When my anxiety first started acting up I tried to get help at my school but actually was turned away. I decided it was best to withdraw from school and focus on myself and so I headed home to get the help I needed. I entered into Cognitive Behavioural Therapy almost immediately and it’s really worked wonders for me. Nowadays I am doing much better and would definitely recommend therapy to anyone who was considering it. I would not be who I am today with out, it was exactly what I needed.


WYL: Tell us about your new project?

C: My new project, Project Pilgrim is a way I can give back and try to reduce the stigma around mental health. My idea is that if I talk to many people about mental health and get their insights, thoughts, opinions, and experiences on the subject, more people will understand how mental health exists on a spectrum. So far, I have taken 120 portraits of my friends and received their insights on mental health. I will be posting these photos with their responses daily for the next few months. Then, in May I will be heading to Europe to hike the famous 1000km Camino de Santiago Pilgrimage route to do the same. I will take photos of the people I meet and gather their opinions and thoughts concerning mental health. The reason I chose to do the Camino is because the people who walk this route are walking 20 to 40km a day alone. In this time, they become very self reflective and I believe if I tap into this introspecting I’ll get some really interesting responses. The end result will be a printed book including a selection of the photos I take and the responses. I am pre-selling the book through a Kickstarter here.

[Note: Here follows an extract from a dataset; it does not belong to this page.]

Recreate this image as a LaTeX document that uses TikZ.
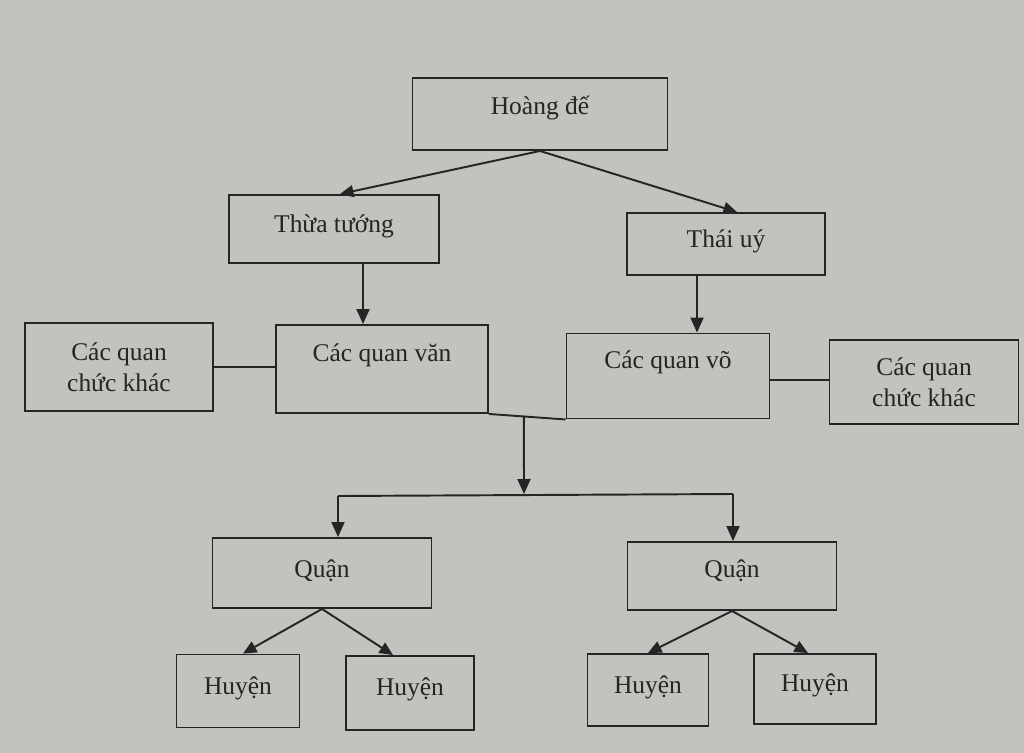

WYL: What inspired you to start Project Pilgrim?

C: I’ve always had a passion for portrait photography. I love how photos of someone’s face and body language can so clearly convey their emotion with no explanation needed. My idea for Project Pilgrim stemmed from trying to combine three of my passions together: photography, mental health, and the outdoors. Taking someone’s photo and talking to them about mental health while hiking 1000km sounds like the best kind of adventure for me. I’ve obviously been inspired by similiar initiatives like Humans of New York and The UnmaskED Project, but I think my project has a really unique angle to it. I actually cycled the Camino as part of a larger family vacation back in 2013 and I know from experience some of the incredible stories you hear from people you meet along the way.


WYL: What do you hope readers/followers will get out of the visual documentation of your journey?

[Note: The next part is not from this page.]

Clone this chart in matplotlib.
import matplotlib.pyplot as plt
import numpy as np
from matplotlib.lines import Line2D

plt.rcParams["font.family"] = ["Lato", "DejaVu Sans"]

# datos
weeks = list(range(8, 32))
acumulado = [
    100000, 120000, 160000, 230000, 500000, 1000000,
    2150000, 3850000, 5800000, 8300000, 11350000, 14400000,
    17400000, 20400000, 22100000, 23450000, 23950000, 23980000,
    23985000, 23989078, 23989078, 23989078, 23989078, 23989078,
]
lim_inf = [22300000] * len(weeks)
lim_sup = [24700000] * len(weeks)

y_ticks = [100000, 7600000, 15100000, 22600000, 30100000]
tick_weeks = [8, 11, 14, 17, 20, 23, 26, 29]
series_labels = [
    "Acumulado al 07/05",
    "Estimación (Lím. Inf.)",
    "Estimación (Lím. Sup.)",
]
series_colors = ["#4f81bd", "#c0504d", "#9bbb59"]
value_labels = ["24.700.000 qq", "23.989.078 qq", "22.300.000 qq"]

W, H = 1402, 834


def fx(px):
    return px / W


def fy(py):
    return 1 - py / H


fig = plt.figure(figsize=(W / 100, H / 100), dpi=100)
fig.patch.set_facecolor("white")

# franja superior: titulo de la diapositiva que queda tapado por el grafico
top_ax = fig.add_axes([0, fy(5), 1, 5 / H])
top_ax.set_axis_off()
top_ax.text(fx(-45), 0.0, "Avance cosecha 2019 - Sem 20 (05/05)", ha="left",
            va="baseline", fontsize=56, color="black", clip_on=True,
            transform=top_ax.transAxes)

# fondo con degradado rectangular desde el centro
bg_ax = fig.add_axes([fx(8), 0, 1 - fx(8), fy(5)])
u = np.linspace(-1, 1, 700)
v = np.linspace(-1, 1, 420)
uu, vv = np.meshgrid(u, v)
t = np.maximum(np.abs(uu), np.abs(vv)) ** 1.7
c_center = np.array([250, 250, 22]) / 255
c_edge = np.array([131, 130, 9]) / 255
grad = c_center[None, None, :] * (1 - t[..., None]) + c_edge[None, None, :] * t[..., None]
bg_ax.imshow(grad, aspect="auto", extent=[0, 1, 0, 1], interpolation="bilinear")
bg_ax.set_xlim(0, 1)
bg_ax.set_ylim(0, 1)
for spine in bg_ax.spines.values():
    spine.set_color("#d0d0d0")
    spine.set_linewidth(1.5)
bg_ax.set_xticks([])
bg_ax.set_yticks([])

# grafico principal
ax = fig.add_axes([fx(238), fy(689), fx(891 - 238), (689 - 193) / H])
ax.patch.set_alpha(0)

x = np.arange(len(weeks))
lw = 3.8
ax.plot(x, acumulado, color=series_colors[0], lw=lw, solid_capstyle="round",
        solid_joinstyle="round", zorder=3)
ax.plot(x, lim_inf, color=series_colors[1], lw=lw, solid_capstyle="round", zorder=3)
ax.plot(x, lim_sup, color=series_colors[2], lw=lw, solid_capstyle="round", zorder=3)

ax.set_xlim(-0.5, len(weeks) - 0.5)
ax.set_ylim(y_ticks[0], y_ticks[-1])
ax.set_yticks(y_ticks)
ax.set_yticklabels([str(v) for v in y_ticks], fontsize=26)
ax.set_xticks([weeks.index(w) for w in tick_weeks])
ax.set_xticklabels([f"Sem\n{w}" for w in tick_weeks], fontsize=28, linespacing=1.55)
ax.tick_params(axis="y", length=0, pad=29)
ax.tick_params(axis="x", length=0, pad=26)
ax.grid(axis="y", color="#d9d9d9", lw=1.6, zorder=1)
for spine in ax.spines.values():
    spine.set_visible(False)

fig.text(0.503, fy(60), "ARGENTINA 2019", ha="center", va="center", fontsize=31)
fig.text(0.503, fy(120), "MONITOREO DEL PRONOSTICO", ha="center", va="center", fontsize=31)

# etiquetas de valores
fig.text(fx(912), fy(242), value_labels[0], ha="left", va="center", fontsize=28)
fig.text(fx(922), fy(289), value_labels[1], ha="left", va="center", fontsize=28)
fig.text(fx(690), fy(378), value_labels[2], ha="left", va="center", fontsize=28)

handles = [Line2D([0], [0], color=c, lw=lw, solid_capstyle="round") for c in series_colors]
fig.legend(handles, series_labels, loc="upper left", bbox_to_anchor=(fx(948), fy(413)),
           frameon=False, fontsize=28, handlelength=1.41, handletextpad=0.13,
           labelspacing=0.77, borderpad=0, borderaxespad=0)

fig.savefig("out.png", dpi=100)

C: My hope is that by collecting many people’s opinions and sharing them with you, we will all come to a better understanding of what mental health is and how to overcome issues we may face. 

A picture is worth a thousand words, but a picture with an emotional connection to it is worth many times more. My goal is that by taking people’s photos and asking them about mental health, I can start a conversation that can work towards breaking down the stigma around mental health. Talking about mental health normalizes mental health and my hope is that Project Pilgrim can be one of the many stepping stones needed in order to make mental health an everyday conversation.